Every tree within itself has written all its history. The growth in spring shows white and pithy, but in the summer the slower growth becomes, in most trees, darker tissue. This is repeated year by year, and that is why these rings seem double and confuse those who try to say a tree is such and such an age. Count the band of white and black as one year’s growth. The board end of the piece of flooring that had been robbed to make a ladder showed its rings quite clear, and so did the ladder rail. A gap of one and three-eighth inches had been trimmed off, yet the rings matched.
The Wooden Evidence
At Hauptmann’s murder trial, Koehler testified his findings regarding Rail 16, but he was challenged by one of the defense lawyers, who stated, “We say that there is no such animal known among men as an expert on wood. That is not a science that has been recognized by the courts; that is not in a class with handwriting experts, with fingerprint experts or with ballistic experts. That has been reduced to a science and is known and recognized by the courts.” The judge allowed the defense council to cross-examine Koehler to ascertain the extent of his credentials. At the end of Koehler’s lengthy exposition regarding his publications in the field of wood science, the judge confirmed he was indeed a wood expert.

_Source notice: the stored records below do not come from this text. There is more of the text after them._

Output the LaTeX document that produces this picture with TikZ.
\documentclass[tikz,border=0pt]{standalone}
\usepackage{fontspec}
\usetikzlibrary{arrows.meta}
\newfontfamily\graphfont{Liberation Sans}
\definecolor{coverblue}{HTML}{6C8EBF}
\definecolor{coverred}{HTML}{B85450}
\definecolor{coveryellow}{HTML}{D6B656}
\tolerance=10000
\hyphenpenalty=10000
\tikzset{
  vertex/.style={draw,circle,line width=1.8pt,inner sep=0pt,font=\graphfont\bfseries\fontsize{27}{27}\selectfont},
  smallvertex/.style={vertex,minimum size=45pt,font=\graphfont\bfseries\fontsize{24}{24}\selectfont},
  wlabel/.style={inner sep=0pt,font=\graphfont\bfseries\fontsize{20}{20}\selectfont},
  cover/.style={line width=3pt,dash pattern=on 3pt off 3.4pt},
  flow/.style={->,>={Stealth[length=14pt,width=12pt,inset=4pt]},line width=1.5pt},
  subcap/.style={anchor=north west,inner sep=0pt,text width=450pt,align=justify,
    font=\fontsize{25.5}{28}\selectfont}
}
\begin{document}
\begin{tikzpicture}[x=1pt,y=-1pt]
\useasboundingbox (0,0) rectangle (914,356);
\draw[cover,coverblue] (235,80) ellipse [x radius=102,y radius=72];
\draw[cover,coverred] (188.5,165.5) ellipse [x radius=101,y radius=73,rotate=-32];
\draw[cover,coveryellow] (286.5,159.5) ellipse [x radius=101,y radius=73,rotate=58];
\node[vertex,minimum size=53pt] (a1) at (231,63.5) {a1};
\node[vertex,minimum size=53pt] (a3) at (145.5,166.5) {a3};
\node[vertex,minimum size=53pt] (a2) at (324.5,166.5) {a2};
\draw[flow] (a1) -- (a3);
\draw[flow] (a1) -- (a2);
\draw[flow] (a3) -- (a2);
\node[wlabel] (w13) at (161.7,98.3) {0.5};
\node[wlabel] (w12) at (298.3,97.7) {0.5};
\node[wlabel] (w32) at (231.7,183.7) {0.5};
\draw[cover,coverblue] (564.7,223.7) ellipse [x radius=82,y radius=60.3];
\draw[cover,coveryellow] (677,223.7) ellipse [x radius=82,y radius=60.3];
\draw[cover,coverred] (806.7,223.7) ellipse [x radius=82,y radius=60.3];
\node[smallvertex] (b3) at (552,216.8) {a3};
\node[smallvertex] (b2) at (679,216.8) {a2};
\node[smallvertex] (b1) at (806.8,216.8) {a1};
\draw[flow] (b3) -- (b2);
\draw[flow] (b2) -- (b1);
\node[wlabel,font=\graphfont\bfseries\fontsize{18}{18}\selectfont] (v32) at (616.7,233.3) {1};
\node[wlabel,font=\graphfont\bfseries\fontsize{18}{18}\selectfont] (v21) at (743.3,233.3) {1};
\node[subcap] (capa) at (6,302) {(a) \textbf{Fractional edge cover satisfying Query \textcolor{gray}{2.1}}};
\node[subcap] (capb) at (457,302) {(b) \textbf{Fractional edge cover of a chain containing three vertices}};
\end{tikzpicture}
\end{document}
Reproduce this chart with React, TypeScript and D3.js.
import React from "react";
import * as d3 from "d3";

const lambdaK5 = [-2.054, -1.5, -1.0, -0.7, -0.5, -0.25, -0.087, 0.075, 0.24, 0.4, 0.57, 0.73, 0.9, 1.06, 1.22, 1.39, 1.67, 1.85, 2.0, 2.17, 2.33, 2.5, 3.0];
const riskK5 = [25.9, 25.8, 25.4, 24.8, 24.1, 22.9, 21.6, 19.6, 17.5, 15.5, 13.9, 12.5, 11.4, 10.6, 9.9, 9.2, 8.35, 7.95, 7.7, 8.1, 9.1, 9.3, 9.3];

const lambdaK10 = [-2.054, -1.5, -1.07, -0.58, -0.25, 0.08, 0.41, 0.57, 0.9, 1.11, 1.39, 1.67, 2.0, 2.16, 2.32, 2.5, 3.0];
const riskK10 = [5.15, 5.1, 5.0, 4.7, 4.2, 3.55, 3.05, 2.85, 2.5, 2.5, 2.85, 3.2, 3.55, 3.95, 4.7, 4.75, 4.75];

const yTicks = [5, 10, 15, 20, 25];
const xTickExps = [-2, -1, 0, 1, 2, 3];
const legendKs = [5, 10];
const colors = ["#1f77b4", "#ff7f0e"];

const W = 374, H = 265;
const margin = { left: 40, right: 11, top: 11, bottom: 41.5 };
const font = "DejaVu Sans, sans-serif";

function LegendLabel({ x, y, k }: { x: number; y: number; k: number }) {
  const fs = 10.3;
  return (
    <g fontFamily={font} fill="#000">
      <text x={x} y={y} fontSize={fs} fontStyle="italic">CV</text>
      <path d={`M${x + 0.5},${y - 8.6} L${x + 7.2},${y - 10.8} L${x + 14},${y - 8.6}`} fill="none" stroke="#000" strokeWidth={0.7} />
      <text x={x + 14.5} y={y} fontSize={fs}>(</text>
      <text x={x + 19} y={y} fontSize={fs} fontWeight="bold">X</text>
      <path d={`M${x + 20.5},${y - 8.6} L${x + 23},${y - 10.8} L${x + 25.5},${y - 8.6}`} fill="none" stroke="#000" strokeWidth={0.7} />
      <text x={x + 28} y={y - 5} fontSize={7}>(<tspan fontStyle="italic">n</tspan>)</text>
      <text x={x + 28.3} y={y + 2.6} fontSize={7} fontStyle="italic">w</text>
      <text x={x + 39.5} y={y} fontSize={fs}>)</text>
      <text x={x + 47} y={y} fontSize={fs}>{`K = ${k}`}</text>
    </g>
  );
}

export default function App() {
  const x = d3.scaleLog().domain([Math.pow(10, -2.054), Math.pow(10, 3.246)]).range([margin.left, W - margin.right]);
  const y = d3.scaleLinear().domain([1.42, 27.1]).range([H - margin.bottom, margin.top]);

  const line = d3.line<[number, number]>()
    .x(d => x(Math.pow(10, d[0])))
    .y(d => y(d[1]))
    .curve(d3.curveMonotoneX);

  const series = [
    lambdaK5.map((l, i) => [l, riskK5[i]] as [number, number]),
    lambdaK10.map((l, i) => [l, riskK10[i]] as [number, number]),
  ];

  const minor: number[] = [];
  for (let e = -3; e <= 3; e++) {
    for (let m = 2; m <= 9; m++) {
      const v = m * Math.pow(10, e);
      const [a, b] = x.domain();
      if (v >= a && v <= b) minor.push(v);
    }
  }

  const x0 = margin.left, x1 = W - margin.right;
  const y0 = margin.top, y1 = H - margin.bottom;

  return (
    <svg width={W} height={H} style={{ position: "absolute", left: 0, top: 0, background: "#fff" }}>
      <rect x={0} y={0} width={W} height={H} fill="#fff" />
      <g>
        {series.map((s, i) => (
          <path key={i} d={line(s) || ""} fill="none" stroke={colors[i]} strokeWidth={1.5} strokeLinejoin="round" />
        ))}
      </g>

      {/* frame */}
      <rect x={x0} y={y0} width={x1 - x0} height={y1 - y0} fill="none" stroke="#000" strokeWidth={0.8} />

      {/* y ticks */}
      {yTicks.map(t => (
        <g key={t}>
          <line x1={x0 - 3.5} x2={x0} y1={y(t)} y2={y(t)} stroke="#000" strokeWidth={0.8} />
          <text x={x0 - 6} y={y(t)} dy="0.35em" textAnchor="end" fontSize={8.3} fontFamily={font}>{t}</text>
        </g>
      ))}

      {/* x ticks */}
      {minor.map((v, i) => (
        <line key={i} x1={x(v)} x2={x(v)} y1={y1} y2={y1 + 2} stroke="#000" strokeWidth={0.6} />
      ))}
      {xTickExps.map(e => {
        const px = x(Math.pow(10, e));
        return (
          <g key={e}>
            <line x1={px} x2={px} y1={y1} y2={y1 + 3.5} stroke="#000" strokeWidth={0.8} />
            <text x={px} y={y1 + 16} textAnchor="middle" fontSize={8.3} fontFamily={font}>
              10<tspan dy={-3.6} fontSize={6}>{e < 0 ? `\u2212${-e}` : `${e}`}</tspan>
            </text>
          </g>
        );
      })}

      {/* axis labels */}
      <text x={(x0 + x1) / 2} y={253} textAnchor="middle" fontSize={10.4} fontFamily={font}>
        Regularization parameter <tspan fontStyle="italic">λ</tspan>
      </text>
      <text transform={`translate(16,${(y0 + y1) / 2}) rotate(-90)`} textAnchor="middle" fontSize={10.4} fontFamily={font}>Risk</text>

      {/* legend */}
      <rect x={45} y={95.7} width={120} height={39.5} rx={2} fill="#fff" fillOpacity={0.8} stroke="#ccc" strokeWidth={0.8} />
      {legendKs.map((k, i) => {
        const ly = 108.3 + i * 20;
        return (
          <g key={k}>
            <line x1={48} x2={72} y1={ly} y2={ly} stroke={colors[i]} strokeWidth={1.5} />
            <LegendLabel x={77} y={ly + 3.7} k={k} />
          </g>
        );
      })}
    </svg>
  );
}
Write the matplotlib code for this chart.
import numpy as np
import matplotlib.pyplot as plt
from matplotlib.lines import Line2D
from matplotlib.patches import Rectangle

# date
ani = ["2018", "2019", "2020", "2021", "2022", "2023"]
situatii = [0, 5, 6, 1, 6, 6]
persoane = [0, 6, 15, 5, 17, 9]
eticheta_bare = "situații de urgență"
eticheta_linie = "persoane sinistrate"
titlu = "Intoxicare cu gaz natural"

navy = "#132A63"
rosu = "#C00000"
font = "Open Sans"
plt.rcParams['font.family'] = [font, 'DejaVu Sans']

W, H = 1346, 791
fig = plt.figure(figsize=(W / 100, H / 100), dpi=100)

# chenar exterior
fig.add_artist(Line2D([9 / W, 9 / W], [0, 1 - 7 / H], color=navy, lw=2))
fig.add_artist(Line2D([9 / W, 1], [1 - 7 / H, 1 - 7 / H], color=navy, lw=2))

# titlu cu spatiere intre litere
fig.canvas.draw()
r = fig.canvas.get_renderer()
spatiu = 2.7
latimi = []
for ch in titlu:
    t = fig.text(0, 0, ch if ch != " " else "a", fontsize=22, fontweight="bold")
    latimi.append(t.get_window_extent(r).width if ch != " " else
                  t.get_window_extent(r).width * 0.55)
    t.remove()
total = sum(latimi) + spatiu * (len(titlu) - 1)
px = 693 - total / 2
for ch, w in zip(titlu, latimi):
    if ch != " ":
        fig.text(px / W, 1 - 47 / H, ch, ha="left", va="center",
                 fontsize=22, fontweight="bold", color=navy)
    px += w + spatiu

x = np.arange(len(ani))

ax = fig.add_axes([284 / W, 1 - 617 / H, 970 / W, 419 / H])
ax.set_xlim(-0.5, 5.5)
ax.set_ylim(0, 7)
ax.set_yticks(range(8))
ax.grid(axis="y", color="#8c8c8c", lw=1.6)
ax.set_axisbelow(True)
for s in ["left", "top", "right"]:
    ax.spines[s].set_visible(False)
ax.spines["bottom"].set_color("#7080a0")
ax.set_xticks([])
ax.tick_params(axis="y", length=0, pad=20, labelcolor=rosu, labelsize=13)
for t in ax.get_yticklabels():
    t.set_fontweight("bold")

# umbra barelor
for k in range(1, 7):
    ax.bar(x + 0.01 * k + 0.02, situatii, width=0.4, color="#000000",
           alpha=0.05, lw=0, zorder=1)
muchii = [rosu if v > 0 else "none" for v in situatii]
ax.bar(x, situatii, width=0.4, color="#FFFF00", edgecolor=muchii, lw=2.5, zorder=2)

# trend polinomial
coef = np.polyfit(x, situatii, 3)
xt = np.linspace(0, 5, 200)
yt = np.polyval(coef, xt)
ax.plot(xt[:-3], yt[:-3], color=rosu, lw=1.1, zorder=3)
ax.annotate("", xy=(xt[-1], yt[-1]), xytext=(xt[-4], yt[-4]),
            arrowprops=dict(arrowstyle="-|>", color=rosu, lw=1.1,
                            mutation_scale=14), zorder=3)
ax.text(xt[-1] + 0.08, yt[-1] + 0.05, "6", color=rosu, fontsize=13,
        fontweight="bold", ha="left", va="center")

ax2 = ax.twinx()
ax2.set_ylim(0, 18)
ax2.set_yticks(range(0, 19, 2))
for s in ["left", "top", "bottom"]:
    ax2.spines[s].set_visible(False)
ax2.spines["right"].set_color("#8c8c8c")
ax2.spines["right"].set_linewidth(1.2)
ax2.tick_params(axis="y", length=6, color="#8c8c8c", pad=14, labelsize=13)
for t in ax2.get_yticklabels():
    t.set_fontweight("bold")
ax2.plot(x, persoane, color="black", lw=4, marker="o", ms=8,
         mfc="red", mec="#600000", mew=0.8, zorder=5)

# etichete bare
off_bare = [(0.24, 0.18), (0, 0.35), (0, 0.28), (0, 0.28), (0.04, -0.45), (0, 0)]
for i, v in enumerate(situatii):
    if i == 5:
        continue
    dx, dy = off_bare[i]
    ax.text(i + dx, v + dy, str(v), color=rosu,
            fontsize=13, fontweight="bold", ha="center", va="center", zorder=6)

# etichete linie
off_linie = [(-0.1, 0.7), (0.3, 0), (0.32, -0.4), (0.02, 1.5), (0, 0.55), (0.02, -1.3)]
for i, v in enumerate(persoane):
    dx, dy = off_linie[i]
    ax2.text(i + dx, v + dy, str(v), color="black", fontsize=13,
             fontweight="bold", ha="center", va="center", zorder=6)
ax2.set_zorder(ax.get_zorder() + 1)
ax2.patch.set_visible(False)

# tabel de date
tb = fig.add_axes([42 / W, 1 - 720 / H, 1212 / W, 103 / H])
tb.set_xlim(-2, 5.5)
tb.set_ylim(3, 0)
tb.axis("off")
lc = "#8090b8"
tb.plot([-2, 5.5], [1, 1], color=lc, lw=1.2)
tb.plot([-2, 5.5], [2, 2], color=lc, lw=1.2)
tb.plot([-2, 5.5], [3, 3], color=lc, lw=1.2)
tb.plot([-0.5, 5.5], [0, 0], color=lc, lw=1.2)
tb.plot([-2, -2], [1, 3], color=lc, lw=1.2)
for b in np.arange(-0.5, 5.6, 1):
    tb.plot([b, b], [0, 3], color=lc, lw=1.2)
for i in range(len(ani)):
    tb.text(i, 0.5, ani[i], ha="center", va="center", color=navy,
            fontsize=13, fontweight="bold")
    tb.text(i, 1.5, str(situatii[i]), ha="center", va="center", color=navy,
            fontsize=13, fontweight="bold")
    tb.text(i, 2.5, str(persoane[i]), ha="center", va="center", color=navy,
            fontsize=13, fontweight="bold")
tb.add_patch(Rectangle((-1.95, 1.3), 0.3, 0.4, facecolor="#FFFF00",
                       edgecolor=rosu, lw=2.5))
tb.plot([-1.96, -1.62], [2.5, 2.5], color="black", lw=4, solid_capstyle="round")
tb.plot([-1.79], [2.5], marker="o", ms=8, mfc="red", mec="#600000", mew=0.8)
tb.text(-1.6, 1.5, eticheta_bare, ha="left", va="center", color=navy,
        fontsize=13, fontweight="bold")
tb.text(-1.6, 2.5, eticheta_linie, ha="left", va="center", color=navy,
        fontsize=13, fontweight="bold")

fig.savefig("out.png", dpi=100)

Koehler provided the court with complete details regarding his examination of the kidnap ladder, in particular Rail 16’s nail holes and grain. His xylotomical examination of the wood source and grain was essential to tying Hauptmann to the ladder used in the Lindbergh kidnapping. Following the testimony, Koehler was lauded as “the only real detective (in the case)” by the Reading, Pennsylvania Times, and The New York Post wrote,
The Hauptmann trial may go down in legal history less as the most sensational case of its time than as the case which brought legal recognition to the wood expert on par with handwriting, fingerprint and ballistic experts.
After 42 days of testimony from Koehler and others involved in the Lindbergh case, the jurors retired to deliberate on the verdict of Hauptmann. Less than 12 hours later, the jury returned with a verdict of guilty. The judge passed down a death sentence to the convicted murderer of Charles Lindbergh, Jr. Koehler’s testimony stood up to several appeals by Hauptmann, and on 03 Apr 1936, his death sentence was carried out by electric chair. Hauptmann never confessed to the crime and never indicated if other kidnappers were involved.
Koehler continued working as a wood identification expert but never in so sensational a trial as the Lindbergh case. He died in his home on 16 Jul 1967 at the age of 82. Although wood evidence continues to be valuable to forensic science, it has never again been at the forefront of a crime as in the Lindbergh kidnapping.